▶

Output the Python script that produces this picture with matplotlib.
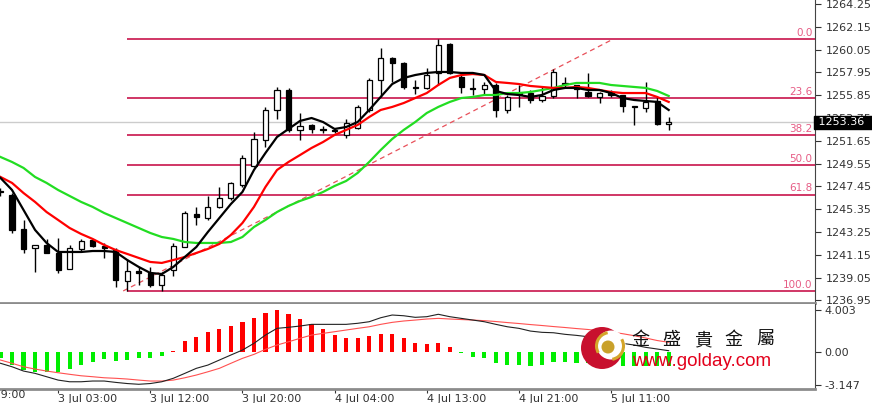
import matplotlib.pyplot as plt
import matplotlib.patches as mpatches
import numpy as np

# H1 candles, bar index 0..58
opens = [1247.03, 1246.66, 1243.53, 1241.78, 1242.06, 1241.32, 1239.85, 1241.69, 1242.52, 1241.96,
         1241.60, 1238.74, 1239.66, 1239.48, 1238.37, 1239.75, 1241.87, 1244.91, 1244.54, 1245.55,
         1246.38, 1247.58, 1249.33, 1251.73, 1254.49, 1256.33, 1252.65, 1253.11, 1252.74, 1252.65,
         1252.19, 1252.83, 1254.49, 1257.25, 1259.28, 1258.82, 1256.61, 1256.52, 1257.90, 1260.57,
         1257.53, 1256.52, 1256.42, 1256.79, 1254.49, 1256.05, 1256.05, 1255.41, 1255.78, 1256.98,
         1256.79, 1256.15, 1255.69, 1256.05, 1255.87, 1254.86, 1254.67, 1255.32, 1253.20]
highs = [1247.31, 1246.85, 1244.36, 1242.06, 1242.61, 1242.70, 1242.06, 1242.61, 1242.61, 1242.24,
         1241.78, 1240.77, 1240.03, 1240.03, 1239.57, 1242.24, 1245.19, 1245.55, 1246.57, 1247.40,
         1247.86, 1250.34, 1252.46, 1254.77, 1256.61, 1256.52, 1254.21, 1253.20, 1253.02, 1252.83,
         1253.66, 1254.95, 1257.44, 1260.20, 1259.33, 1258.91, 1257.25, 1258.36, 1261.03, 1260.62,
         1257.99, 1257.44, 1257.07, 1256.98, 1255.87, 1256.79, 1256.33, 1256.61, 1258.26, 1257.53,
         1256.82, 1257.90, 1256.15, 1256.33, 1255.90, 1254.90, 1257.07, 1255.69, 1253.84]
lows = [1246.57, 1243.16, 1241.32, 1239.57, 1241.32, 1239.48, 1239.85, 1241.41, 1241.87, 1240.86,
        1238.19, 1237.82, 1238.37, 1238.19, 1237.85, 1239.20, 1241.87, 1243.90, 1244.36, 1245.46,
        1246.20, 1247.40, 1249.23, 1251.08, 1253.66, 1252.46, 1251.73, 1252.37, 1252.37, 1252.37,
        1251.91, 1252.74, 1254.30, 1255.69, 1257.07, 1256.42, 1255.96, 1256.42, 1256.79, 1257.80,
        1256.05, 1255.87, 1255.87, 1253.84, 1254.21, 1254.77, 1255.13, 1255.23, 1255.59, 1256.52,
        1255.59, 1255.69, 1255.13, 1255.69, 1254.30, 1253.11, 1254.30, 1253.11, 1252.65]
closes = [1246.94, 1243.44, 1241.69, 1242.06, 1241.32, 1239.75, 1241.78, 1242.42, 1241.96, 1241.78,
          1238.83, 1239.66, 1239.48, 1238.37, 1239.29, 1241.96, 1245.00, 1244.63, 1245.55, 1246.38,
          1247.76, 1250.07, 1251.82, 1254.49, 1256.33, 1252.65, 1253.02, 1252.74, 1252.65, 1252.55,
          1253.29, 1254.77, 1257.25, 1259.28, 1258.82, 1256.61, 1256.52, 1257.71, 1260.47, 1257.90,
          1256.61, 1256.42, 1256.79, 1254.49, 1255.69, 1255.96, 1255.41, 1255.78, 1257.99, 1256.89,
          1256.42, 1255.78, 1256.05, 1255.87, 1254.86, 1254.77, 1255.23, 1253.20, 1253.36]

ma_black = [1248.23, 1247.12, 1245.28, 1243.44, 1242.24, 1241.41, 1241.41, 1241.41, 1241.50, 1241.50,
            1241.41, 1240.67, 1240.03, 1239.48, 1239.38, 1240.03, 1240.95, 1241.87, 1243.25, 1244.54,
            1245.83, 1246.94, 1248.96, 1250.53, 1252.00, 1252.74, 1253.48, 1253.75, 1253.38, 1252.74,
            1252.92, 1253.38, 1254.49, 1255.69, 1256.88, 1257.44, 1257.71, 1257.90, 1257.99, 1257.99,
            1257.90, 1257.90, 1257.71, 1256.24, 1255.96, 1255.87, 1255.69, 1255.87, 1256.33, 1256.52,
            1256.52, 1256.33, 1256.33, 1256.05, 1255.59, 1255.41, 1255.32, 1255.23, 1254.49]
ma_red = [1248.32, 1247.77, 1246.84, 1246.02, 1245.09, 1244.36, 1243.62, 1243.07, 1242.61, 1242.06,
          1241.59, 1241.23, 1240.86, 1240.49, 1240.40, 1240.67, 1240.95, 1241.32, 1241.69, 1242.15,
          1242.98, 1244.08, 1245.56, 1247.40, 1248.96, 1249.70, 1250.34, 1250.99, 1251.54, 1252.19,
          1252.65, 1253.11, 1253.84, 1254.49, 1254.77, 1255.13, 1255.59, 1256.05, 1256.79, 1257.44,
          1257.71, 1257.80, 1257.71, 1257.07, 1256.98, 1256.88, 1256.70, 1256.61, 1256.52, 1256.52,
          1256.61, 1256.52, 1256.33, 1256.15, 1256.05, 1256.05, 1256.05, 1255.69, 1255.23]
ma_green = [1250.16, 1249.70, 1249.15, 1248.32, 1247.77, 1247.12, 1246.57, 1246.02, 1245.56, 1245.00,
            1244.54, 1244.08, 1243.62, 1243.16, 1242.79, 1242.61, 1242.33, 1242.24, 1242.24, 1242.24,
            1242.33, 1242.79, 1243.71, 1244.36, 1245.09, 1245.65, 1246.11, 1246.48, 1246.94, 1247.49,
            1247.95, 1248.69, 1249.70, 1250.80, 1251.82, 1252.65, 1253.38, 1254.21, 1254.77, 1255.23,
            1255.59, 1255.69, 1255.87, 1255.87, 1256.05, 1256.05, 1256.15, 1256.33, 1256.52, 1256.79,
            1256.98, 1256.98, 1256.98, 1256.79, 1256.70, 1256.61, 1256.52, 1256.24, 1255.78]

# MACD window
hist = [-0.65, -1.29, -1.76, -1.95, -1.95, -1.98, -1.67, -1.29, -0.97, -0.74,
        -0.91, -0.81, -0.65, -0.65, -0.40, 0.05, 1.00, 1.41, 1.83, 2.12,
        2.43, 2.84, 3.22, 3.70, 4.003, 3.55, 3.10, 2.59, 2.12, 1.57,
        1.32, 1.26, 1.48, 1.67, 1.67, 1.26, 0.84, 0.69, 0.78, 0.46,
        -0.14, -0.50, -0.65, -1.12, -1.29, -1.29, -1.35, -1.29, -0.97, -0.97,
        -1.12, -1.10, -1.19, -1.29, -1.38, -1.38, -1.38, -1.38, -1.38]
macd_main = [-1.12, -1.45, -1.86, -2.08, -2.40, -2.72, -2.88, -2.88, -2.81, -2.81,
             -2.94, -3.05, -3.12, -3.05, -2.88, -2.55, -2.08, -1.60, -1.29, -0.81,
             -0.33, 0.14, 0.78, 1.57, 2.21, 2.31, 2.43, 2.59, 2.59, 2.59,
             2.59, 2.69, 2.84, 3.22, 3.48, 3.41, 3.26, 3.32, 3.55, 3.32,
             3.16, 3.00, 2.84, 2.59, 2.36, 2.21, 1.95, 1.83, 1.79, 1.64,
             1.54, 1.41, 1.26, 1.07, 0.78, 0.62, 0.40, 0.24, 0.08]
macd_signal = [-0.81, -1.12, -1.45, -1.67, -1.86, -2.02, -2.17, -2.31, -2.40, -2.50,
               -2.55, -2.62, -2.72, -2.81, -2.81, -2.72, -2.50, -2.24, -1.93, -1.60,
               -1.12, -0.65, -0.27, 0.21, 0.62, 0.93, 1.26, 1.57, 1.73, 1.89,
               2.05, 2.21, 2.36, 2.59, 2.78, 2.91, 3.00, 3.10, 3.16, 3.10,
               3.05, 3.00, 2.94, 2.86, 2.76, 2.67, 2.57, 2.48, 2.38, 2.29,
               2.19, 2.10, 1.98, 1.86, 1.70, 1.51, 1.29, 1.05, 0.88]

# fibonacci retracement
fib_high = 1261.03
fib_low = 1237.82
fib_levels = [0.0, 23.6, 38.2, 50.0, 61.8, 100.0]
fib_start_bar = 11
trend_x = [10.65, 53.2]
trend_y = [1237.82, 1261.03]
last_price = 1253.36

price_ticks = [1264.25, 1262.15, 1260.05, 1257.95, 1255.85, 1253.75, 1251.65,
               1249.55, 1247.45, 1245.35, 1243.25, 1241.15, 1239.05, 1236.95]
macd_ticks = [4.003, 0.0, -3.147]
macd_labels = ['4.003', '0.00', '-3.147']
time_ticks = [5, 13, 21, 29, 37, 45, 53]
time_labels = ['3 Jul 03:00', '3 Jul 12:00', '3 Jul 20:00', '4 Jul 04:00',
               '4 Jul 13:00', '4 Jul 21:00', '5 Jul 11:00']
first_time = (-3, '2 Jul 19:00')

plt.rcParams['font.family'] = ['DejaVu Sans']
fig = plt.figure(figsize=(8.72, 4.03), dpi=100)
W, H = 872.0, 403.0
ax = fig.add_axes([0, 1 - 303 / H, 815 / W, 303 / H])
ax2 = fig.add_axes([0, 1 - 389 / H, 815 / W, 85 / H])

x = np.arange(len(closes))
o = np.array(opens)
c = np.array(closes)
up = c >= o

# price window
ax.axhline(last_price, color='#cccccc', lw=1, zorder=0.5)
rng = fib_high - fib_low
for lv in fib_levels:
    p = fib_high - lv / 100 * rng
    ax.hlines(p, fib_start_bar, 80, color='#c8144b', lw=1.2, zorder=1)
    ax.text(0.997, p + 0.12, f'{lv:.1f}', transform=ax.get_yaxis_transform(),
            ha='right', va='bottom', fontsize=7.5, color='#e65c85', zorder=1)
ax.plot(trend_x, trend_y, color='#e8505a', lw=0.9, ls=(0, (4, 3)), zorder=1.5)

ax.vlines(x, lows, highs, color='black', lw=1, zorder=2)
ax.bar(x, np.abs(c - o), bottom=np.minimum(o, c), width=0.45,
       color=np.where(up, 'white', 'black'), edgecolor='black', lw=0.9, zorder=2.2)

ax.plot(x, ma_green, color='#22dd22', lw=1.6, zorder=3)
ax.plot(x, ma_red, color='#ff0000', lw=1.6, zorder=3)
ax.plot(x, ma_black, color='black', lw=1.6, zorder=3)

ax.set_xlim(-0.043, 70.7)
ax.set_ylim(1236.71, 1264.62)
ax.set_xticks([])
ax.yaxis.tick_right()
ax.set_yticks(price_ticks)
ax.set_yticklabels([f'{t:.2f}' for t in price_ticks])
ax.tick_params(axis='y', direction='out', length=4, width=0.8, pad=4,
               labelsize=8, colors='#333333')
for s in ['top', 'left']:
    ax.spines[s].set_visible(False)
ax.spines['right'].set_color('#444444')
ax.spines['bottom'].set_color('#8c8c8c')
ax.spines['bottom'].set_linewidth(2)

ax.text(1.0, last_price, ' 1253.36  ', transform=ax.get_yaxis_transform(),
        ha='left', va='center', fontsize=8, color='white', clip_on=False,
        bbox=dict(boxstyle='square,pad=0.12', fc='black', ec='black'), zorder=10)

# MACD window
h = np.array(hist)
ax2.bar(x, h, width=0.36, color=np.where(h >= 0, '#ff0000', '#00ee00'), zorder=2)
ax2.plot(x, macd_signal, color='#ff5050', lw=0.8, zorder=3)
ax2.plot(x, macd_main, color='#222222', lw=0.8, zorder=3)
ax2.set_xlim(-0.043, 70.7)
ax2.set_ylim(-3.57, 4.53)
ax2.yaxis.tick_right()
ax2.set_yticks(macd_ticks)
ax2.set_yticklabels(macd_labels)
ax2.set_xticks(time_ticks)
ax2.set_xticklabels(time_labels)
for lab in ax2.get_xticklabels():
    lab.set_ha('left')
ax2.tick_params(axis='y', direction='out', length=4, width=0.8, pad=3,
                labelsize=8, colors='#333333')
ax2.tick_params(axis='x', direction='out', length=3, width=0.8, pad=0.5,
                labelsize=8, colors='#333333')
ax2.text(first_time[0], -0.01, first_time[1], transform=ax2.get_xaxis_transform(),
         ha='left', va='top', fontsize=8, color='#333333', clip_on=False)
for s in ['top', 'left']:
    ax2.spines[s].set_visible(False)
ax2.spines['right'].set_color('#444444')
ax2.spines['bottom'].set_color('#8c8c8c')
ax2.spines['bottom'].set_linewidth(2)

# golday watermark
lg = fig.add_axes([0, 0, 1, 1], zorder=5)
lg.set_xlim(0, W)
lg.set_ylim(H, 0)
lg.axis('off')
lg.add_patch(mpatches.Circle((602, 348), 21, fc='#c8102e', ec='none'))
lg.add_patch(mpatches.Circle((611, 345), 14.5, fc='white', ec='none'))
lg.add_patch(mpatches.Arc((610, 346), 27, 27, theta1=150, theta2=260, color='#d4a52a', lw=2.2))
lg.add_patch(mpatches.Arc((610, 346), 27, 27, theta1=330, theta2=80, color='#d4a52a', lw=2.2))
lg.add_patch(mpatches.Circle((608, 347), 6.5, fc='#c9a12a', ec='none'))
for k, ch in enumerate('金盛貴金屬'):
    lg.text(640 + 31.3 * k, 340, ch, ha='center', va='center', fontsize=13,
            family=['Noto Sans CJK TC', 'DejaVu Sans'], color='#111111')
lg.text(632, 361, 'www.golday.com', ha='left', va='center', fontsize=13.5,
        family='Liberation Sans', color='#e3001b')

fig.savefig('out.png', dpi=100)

◀

> Aim of the task
Reproduce the data above word for word from its first line through the line that holds "import numpy as np", both ends included; skip pictures.

> Expected answer
Output the Python script that produces this picture with matplotlib.
import matplotlib.pyplot as plt
import matplotlib.patches as mpatches
import numpy as np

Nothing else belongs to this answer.